In the meantime, the company has one eye on the M&A market. 30 companies make up the Kry “group” — and around 20 of those have been acquisitions. While the company didn’t acquire any new companies in 2023 — it’s open to snapping up legacy healthcare providers with a physical presence as it looks to bolster its in-person healthcare offering.
“We believe the time when you spoke about digital and physical care as separate things is over,” he says. “That makes no sense any more — every patient has physical and digital interactions in their care journey.”
Kry currently operates 55 physical clinics across France, Norway and Sweden — with the vast majority in the latter. Conneryd Lundgren won’t put a date of when he expects the company to open its first in the UK, but adds it’s “not impossible” that’ll happen in the next 12 months.
Falling losses
Kry is one of the first-generation digital health companies that emerged in Europe in the 2010s. Since launching in 2015 the company has raised more than $700m — including a $160m Series D extension in July 2022 and an unannounced €30m in 2023.
After a boom in customer numbers during the pandemic, in 2022 the company laid off hundreds of employees, withdrew from Germany and halted a planned expansion into Italy.
Last year, Conneryd Lundgren told Sifted that losses in 2022 rose due to “goodwill payments” to laid-off employees, but now says they are falling due to improved operational efficiency brought about by “better systems and operational models”. Kry has, for example, already deployed AI tools in all of its markets that have cut doctor’s admin time by 30%, he says.
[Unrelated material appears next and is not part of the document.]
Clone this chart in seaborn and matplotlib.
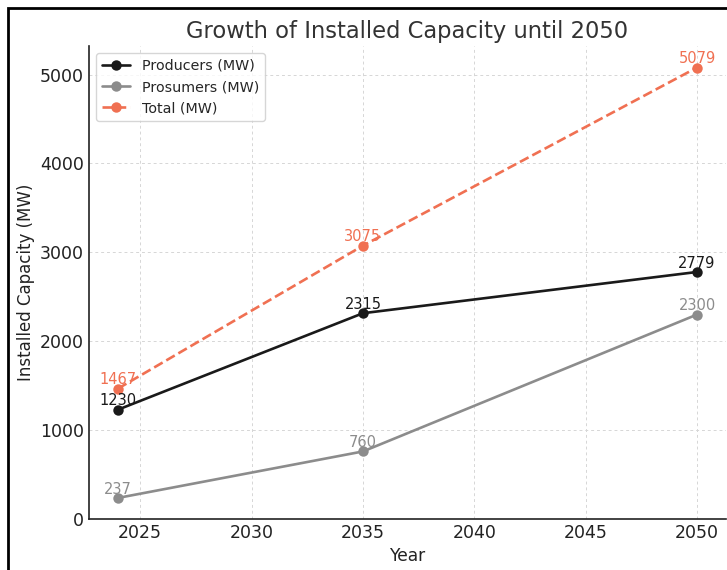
import numpy as np
import seaborn as sns
import matplotlib.pyplot as plt
import pandas as pd
from matplotlib.patches import Rectangle

years = [2024, 2035, 2050]
producers = [1230, 2315, 2779]
prosumers = [237, 760, 2300]
total = [1467, 3075, 5079]

sns.set_style('whitegrid')
plt.rcParams['font.family'] = ['DejaVu Sans']

df = pd.DataFrame({'Year': years, 'Producers': producers,
                   'Prosumers': prosumers, 'Total': total})

fig = plt.figure(figsize=(7.27, 5.70), dpi=100)
ax = fig.add_axes([89 / 727, 51 / 570, (726 - 89) / 727, (519 - 46) / 570])

c_prod = '#1a1a1a'
c_pros = '#8c8c8c'
c_tot = '#f07052'

sns.lineplot(data=df, x='Year', y='Producers', ax=ax, color=c_prod, marker='o',
             markersize=7.5, markeredgewidth=0, linewidth=1.9, label='Producers (MW)')
sns.lineplot(data=df, x='Year', y='Prosumers', ax=ax, color=c_pros, marker='o',
             markersize=7.5, markeredgewidth=0, linewidth=1.9, label='Prosumers (MW)')
sns.lineplot(data=df, x='Year', y='Total', ax=ax, color=c_tot, marker='o',
             markersize=7.5, markeredgewidth=0, linewidth=1.9, linestyle='--',
             label='Total (MW)')

for col, c in [('Producers', c_prod), ('Prosumers', c_pros), ('Total', c_tot)]:
    for x, y in zip(df['Year'], df[col]):
        ax.annotate(str(y), (x, y), textcoords='offset points', xytext=(0, 3),
                    ha='center', color=c, fontsize=10.5)

ax.set_ylim(bottom=0)
ax.set_xticks([2025, 2030, 2035, 2040, 2045, 2050])
ax.grid(True, linestyle=(0, (3, 3)), color='#d6d6d6', linewidth=0.7)
ax.tick_params(direction='in', length=5, width=1, colors='#222222', labelsize=12.5)
for s in ['left', 'bottom']:
    ax.spines[s].set_color('#222222')
    ax.spines[s].set_linewidth(1.2)
for s in ['top', 'right']:
    ax.spines[s].set_visible(False)

ax.set_title('Growth of Installed Capacity until 2050', fontsize=16.3, color='#333333', pad=6)
ax.set_xlabel('Year', fontsize=12.3, color='#222222', labelpad=4)
ax.set_ylabel('Installed Capacity (MW)', fontsize=12, color='#222222', labelpad=4)

ax.legend(loc='upper left', fontsize=10.3, frameon=True)

fig.patches.append(Rectangle((8 / 727, -0.1), 1.2, 1 - 8 / 570 + 0.1,
                             transform=fig.transFigure, fill=False,
                             edgecolor='black', linewidth=2))

plt.savefig('out.png', dpi=100)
Kry also laid off a further 29 non-clinical staff in 2023. While Conneryd Lundgren tells Sifted that the company will not be undergoing anymore “major restructuring”, the company may “reduce” the number of administrative staff further as tech makes operations more efficient.
Revenue in all of its markets — except for Norway — rose. France saw the most growth, with the market making €26m — a 56% increase on the amount the previous year. Sweden remained Kry’s biggest market — with revenue growing 5% to €134m, and in the UK it rose from €21m to €25m. In Norway it fell by just over a quarter to €2.8m.